How Many Latin Americans in a Latin Grammarian?

Posted in General on August 5th, 2009 by Eugene Finerman – 2 Comments

Upon  occasion, I am required to be an accountant.  In a discussion of the first century Roman writer Quintilian, someone asked me how many descendants he might have today.  Quintilian lived in Iberia, where the patrician class was not decimated by either whimsical emperors or tempermental barbarians.  They could actually die of old age at 40.

Here is my calculation of the number of Quintilian’s descendants. 

Given a patrician’s use of lead drinking vessels and fondness for hot baths, there is not much likelihood of any descendants.  But somehow the aristocracy always managed to eke out a few scions. Let’s estimate that by the sixth century, Quintilian had two descendants.  Now, in the sixth century, there could have been a population boom because the aristocracy stopped bathing.  (The bright side of the Dark Ages was not necessarily the most fragrant.) 

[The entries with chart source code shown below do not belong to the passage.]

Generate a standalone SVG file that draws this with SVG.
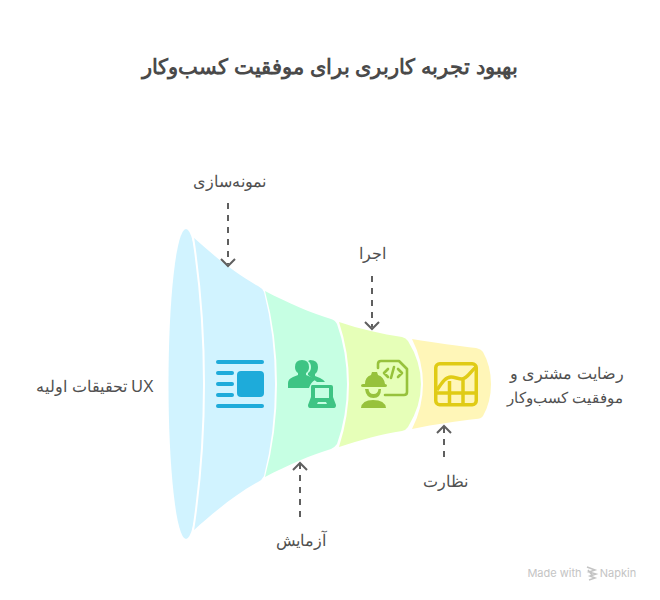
<svg xmlns="http://www.w3.org/2000/svg" width="660" height="600" viewBox="0 0 660 600">
<style>
text{font-family:"Liberation Sans",sans-serif;fill:#505050;font-size:16px;text-anchor:middle;direction:rtl}
.t{font-size:20.600px;font-weight:bold;fill:#4a4a4a}
.m{font-family:Inter,sans-serif;font-size:11px;fill:#c4c4c4;direction:ltr}
.c{fill:none;stroke:#5f5f5f;stroke-width:2}
.d{stroke-dasharray:6 6}
.w{fill:none;stroke:#fff;stroke-width:2}
</style>
<rect width="660" height="600" fill="#fff"/>
<text class="t" x="330" y="74">بهبود تجربه کاربری برای موفقیت کسب‌وکار</text>
<g id="node-prototype">
<ellipse cx="186" cy="384" rx="17.500" ry="155" fill="#d1f3ff"/>
<path d="M193 237C216 258 238 275 258 286Q262 288 264 292Q275 335 275 384Q275 433 264 476Q262 480 258 482C238 493 216 510 193 531Q204 460 204 384Q204 308 193 237Z" fill="#d1f3ff"/>
<path class="w" d="M193 237Q204 308 204 384Q204 460 193 531"/>
<g fill="#1eabda"><rect x="216" y="360" width="48" height="4" rx="2"/><rect x="216" y="371" width="18" height="4" rx="2"/><rect x="216" y="382" width="18" height="4" rx="2"/><rect x="216" y="393" width="18" height="4" rx="2"/><rect x="216" y="404" width="48" height="4" rx="2"/><rect x="237" y="371" width="27" height="26" rx="4"/></g>
<text x="229" y="187">نمونه‌سازی</text>
</g>
<g id="node-test">
<path d="M265 291C288 303 311 313 331 319Q335 320 337 324Q347 352 347 384Q347 416 337 444Q335 447 331 449C311 455 288 465 265 477Q277 433 277 384Q277 335 265 291Z" fill="#c6ffe3"/>
<g fill="#3ec484"><path d="M288 388V383Q288 379 293 377L298 375V373Q295 371 295 367Q295 360 302 360Q309 360 309 367Q309 371 306 373V375L311 377Q314 378 315 380Q311 382 309 388Z"/><path d="M310 360Q318 360 318 367Q318 372 315 374V376L320 378Q324 380 325 382H317L308 375V373Q311 371 311 367Q311 363 308 361Z"/><path fill-rule="evenodd" d="M312 385Q311 385 311 387V397L308 405Q308 408 310 408H334Q336 408 336 405L333 397V387Q333 385 331 385ZM315 388H329V398H315ZM318 402H326L327 404H317Z"/></g>
<text x="301" y="546">آزمایش</text>
</g>
<g id="node-implement">
<path d="M339 322C360 329 382 334 402 337Q406 338 408 341Q421 362 421 384Q421 406 408 427Q406 430 402 431C382 434 360 440 339 447Q349 416 349 384Q349 352 339 322Z" fill="#e6ffb8"/>
<g fill="#97c23c"><path d="M361 385.500Q361 384 363 384H365Q365 377 371 375L372 372H377L378 375Q384 377 385 384H385Q387 384 387 385.500Q387 387 385 387H363Q361 387 361 385.500Z"/><path d="M365 389H368.500Q369 394 373.500 394Q378 394 378.500 389H381Q381 398 373.500 398Q366 398 365 389Z"/><path d="M361 408Q362 400 373 400Q385 400 386 408Z"/></g>
<g fill="none" stroke="#97c23c" stroke-width="2.600" stroke-linecap="round" stroke-linejoin="round"><path d="M378 368V364Q378 361 381 361H399L407 369V392Q407 395 404 395H385"/><path d="M388 369L384 373L388 377M398 369L402 373L398 377M394 367L391 378"/></g>
<text x="372" y="259">اجرا</text>
</g>
<g id="node-monitor">
<path d="M412 339C436 343 458 346 476 348Q481 349 483 352Q491 366 491 384Q491 402 483 416Q481 419 476 419C458 421 436 424 412 429Q423 407 423 384Q423 361 412 339Z" fill="#fff6b8"/>
<g fill="none" stroke="#e0cb15" stroke-width="3.500" stroke-linejoin="round"><rect x="435.750" y="363.750" width="40.500" height="41" rx="4"/><path d="M437 393H475M449.500 381V404M463 379V404M437 390C443 381 446 377 451 377C455 377 458 379 462 379C467 379 470 372 476 367"/></g>
<text x="445" y="487">نظارت</text>
</g>
<g id="node-ux"><text x="95" y="392">UX تحقیقات اولیه</text></g>
<g id="node-result"><text x="567" y="379" style="letter-spacing:.8px">رضایت مشتری و</text><text x="565" y="403" style="font-size:15px">موفقیت کسب‌وکار</text></g>
<g id="connectors">
<path class="c d" d="M228 203V264"/><path class="c" d="M221 259L228 266L235 259"/>
<path class="c d" d="M372 276V327"/><path class="c" d="M365 322L372 329L379 322"/>
<path class="c d" d="M300 517V464"/><path class="c" d="M293 470L300 463L307 470"/>
<path class="c d" d="M444 457V427"/><path class="c" d="M437 433L444 426L451 433"/>
</g>
<g id="watermark">
<text class="m" x="554.500" y="577">Made with</text>
<path d="M587 567L595 570L589 572L596 574L590 576L595 578L589 580M588 570L592 575" fill="none" stroke="#c4c4c4" stroke-width="1.500"/>
<text class="m" x="618" y="577">Napkin</text>
</g>
</svg>
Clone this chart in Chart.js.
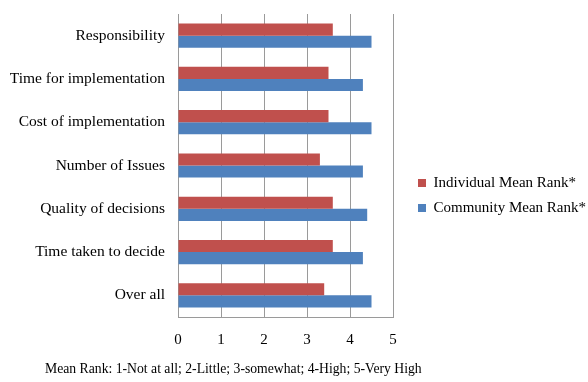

Unfortunately, at the same time, half of the aristocratic offspring would be going into the Church.  In Medieval France and Italy, this would not have been a damper on the demographics, but Iberia took its clerical celibacy rather seriously. (The laity was literal.)

Now, let’s do a running total.  A typical unbathed aristocrat has 8 children–4 live to be adults (age 14 or so), but half go into the clergy–and mean it.  That’s leaves two to reproduce, multiply by 10 generations and then deduct anyone stupid enough to stand against the invading Moors.  So by the end of the 8th century, there might be four descendants left.

Restarting the calculation: multiply 40 generations but deduct for six centuries of civil war, the Black Death, and expelling most of the doctors in 1492.  So by the end of the 15th century, there might be two descendants left. 

However, the younger one goes to the New World where he rapes any female native who survived smallpox.  So, Quintilian now should have 73 million descendants in Latin America and maybe 64 in Iberia.